WHAT TO DO →
Copy out all of the data exactly as it appears.

STORED DATA →
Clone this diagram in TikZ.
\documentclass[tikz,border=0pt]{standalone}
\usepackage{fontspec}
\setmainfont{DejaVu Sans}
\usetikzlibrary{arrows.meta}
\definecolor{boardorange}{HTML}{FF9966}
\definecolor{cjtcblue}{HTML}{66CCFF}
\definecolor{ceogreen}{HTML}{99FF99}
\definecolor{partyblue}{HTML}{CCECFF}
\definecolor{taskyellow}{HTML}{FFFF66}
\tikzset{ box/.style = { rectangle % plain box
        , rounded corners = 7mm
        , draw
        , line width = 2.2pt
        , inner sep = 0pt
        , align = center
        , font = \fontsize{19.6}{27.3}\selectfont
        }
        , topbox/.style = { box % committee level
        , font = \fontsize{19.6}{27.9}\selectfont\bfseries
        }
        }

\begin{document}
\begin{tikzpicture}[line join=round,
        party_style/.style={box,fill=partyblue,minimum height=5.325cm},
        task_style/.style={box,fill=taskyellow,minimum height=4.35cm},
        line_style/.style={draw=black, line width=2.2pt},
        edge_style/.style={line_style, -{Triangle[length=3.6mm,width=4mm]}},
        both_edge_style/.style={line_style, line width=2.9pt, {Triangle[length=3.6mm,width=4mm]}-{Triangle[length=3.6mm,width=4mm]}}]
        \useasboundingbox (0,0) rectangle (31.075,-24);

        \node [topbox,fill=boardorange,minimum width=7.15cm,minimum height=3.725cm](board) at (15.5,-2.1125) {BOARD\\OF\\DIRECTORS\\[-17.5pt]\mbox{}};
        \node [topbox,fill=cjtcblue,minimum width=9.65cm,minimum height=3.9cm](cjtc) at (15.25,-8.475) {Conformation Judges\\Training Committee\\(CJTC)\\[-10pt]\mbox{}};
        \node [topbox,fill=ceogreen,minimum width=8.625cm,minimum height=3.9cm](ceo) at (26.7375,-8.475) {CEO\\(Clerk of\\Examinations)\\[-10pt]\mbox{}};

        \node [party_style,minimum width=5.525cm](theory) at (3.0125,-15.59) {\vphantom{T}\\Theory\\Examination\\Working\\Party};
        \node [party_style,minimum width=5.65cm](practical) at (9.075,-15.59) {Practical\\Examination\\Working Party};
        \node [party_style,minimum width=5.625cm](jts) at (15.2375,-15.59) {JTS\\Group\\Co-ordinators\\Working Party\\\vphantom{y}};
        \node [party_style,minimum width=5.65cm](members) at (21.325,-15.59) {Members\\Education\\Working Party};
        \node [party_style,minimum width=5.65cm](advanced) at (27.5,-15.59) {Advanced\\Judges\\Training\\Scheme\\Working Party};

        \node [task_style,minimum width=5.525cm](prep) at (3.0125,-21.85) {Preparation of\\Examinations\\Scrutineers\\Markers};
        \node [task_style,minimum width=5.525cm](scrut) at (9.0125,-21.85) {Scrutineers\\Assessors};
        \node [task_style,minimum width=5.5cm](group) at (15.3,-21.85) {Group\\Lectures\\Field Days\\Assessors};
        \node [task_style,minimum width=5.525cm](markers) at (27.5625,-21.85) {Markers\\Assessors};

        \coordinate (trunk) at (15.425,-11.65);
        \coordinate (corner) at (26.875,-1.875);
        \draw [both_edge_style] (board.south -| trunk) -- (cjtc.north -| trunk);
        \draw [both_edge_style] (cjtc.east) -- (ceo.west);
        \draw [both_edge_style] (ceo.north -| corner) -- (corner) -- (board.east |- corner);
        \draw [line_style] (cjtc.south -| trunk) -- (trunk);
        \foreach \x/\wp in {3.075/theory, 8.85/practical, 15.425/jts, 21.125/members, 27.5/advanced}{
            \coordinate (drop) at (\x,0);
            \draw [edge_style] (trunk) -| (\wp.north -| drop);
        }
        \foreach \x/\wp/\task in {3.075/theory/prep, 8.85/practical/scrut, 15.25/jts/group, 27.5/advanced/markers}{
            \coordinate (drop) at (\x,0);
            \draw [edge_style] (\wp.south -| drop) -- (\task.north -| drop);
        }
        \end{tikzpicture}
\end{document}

EXERCISE ANSWER →
Clone this diagram in TikZ.
\documentclass[tikz,border=0pt]{standalone}
\usepackage{fontspec}
\setmainfont{DejaVu Sans}
\usetikzlibrary{arrows.meta}
\definecolor{boardorange}{HTML}{FF9966}
\definecolor{cjtcblue}{HTML}{66CCFF}
\definecolor{ceogreen}{HTML}{99FF99}
\definecolor{partyblue}{HTML}{CCECFF}
\definecolor{taskyellow}{HTML}{FFFF66}
\tikzset{ box/.style = { rectangle % plain box
        , rounded corners = 7mm
        , draw
        , line width = 2.2pt
        , inner sep = 0pt
        , align = center
        , font = \fontsize{19.6}{27.3}\selectfont
        }
        , topbox/.style = { box % committee level
        , font = \fontsize{19.6}{27.9}\selectfont\bfseries
        }
        }

\begin{document}
\begin{tikzpicture}[line join=round,
        party_style/.style={box,fill=partyblue,minimum height=5.325cm},
        task_style/.style={box,fill=taskyellow,minimum height=4.35cm},
        line_style/.style={draw=black, line width=2.2pt},
        edge_style/.style={line_style, -{Triangle[length=3.6mm,width=4mm]}},
        both_edge_style/.style={line_style, line width=2.9pt, {Triangle[length=3.6mm,width=4mm]}-{Triangle[length=3.6mm,width=4mm]}}]
        \useasboundingbox (0,0) rectangle (31.075,-24);

        \node [topbox,fill=boardorange,minimum width=7.15cm,minimum height=3.725cm](board) at (15.5,-2.1125) {BOARD\\OF\\DIRECTORS\\[-17.5pt]\mbox{}};
        \node [topbox,fill=cjtcblue,minimum width=9.65cm,minimum height=3.9cm](cjtc) at (15.25,-8.475) {Conformation Judges\\Training Committee\\(CJTC)\\[-10pt]\mbox{}};
        \node [topbox,fill=ceogreen,minimum width=8.625cm,minimum height=3.9cm](ceo) at (26.7375,-8.475) {CEO\\(Clerk of\\Examinations)\\[-10pt]\mbox{}};

        \node [party_style,minimum width=5.525cm](theory) at (3.0125,-15.59) {\vphantom{T}\\Theory\\Examination\\Working\\Party};
        \node [party_style,minimum width=5.65cm](practical) at (9.075,-15.59) {Practical\\Examination\\Working Party};
        \node [party_style,minimum width=5.625cm](jts) at (15.2375,-15.59) {JTS\\Group\\Co-ordinators\\Working Party\\\vphantom{y}};
        \node [party_style,minimum width=5.65cm](members) at (21.325,-15.59) {Members\\Education\\Working Party};
        \node [party_style,minimum width=5.65cm](advanced) at (27.5,-15.59) {Advanced\\Judges\\Training\\Scheme\\Working Party};

        \node [task_style,minimum width=5.525cm](prep) at (3.0125,-21.85) {Preparation of\\Examinations\\Scrutineers\\Markers};
        \node [task_style,minimum width=5.525cm](scrut) at (9.0125,-21.85) {Scrutineers\\Assessors};
        \node [task_style,minimum width=5.5cm](group) at (15.3,-21.85) {Group\\Lectures\\Field Days\\Assessors};
        \node [task_style,minimum width=5.525cm](markers) at (27.5625,-21.85) {Markers\\Assessors};

        \coordinate (trunk) at (15.425,-11.65);
        \coordinate (corner) at (26.875,-1.875);
        \draw [both_edge_style] (board.south -| trunk) -- (cjtc.north -| trunk);
        \draw [both_edge_style] (cjtc.east) -- (ceo.west);
        \draw [both_edge_style] (ceo.north -| corner) -- (corner) -- (board.east |- corner);
        \draw [line_style] (cjtc.south -| trunk) -- (trunk);
        \foreach \x/\wp in {3.075/theory, 8.85/practical, 15.425/jts, 21.125/members, 27.5/advanced}{
            \coordinate (drop) at (\x,0);
            \draw [edge_style] (trunk) -| (\wp.north -| drop);
        }
        \foreach \x/\wp/\task in {3.075/theory/prep, 8.85/practical/scrut, 15.25/jts/group, 27.5/advanced/markers}{
            \coordinate (drop) at (\x,0);
            \draw [edge_style] (\wp.south -| drop) -- (\task.north -| drop);
        }
        \end{tikzpicture}
\end{document}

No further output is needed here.